Auch muss er auf die neuen sozialen Verhältnisse und auf die Kämpfe der nachfordistischen Zeit anwendbar sein. Ein »neues Proletariat« in Hardt/Negris »Empire« strebt beispielsweise aus der wachsenden Bedeutung von Selbstverantwortung und Wissen in der New Economy in die unvorhergesehene Richtung, sich die Ökonomie anzueignen, deren Substanz statt der Maschinen sie, die Wissensarbeiter, geworden sind. Diese Aneignungsbewegung von innen verdient insofern Interesse, als die Neuorientierung der postfordistischen Epoche auch neue Brüche offenbaren kann.

Hardt/Negri wie auch André Gorz in »L’immateriel. Connaissance, valeur et capital« erkennen diese Transformation der Produktionsbedingungen an und versuchen nicht, wie die keynesianische oder globalisierungskritische Kritik, Kategorien einer anderen Zeit an die Krise anzulegen und den Wandel pauschal abzuspalten und zu dämonisieren.
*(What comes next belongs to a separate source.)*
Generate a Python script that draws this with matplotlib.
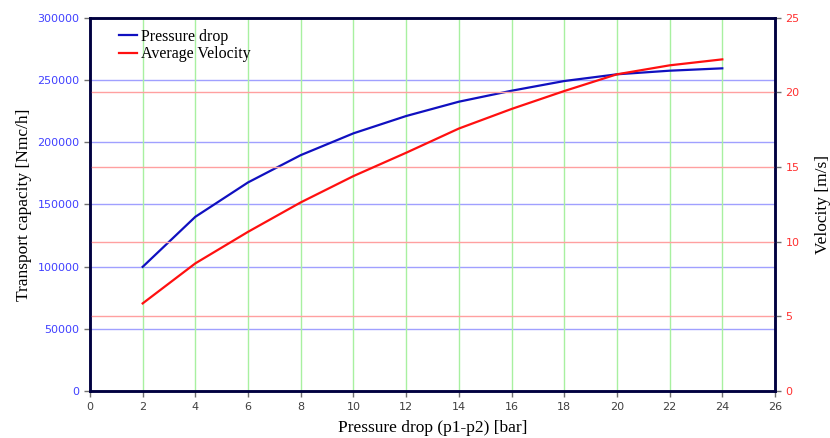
import matplotlib
matplotlib.use("Agg")
import matplotlib.pyplot as plt

# pressure drop values [bar]
pressure = [2, 4, 6, 8, 10, 12, 14, 16, 18, 20, 22, 24]
# transport capacity [Nmc/h]
capacity = [99800, 140000, 167600, 189500, 207000, 220900, 232400,
            241200, 249000, 254400, 257300, 259200]
# average velocity [m/s]
velocity = [5.87, 8.55, 10.66, 12.63, 14.39, 15.95, 17.57,
            18.88, 20.08, 21.2, 21.8, 22.2]

x_ticks = list(range(0, 27, 2))
cap_ticks = list(range(0, 300001, 50000))
vel_ticks = list(range(0, 26, 5))

serif = "Liberation Serif"
tick_font = "DejaVu Sans"


def main():
    fig = plt.figure(figsize=(8.3, 4.38), dpi=100)
    ax = fig.add_axes([0.1084, 0.107, 0.8253, 0.853])
    ax2 = ax.twinx()

    ax.set_xlim(0, 26)
    ax.set_ylim(0, 300000)
    ax2.set_ylim(0, 25)

    # grids drawn by hand as lines on each axis scale
    for v in cap_ticks[1:-1]:
        ax.axhline(v, color="#a0a0ff", lw=1.0, zorder=1)
    for v in vel_ticks[1:-1]:
        ax2.axhline(v, color="#ffa0a0", lw=1.0, zorder=1)
    for v in x_ticks[1:-1]:
        ax.axvline(v, color="#a8f0a0", lw=1.0, zorder=1)

    line_p, = ax.plot(pressure, capacity, color="#1010c0", lw=1.6, zorder=3,
                      label="Pressure drop")
    line_v, = ax2.plot(pressure, velocity, color="#ff1010", lw=1.6, zorder=3,
                       label="Average Velocity")

    ax.set_xticks(x_ticks)
    ax.set_yticks(cap_ticks)
    ax2.set_yticks(vel_ticks)

    for a in (ax, ax2):
        for s in a.spines.values():
            s.set_color("#000040")
            s.set_linewidth(1.8)
        a.tick_params(direction="out", length=4, width=1, color="#707070",
                      labelsize=8)

    for t in ax.get_xticklabels():
        t.set_fontfamily(tick_font)
        t.set_color("#404040")
    for t in ax.get_yticklabels():
        t.set_fontfamily(tick_font)
        t.set_color("#4040ff")
    for t in ax2.get_yticklabels():
        t.set_fontfamily(tick_font)
        t.set_color("#ff3030")

    ax.set_xlabel("Pressure drop (p1-p2) [bar]", fontfamily=serif, fontsize=12.5,
                  labelpad=6)
    ax.set_ylabel("Transport capacity [Nmc/h]", fontfamily=serif, fontsize=12.5)
    ax2.set_ylabel("Velocity [m/s]", fontfamily=serif, fontsize=12.5, labelpad=11)

    leg = ax.legend(handles=[line_p, line_v], loc="upper left",
                    bbox_to_anchor=(0.026, 1.0), frameon=False,
                    prop={"family": serif, "size": 11.5},
                    handlelength=1.1, handletextpad=0.3, labelspacing=0.1,
                    borderaxespad=0.3)
    leg.set_zorder(5)

    fig.savefig("out.png", dpi=100)


if __name__ == "__main__":
    main()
Von hier aus stellt sich die Frage, ob die Verhältnisse nicht auf ganz anderen als den traditionellen Terrains zum Tanzen gebracht werden können. Vielleicht enthalten die linken Vorstellungen von Aneignung das Potenzial und die poetische Kraft für kommende soziale Bewegungen, die die Misere der Arbeitsgesellschaft beenden werden? Wenn das der Bademeister wüsste!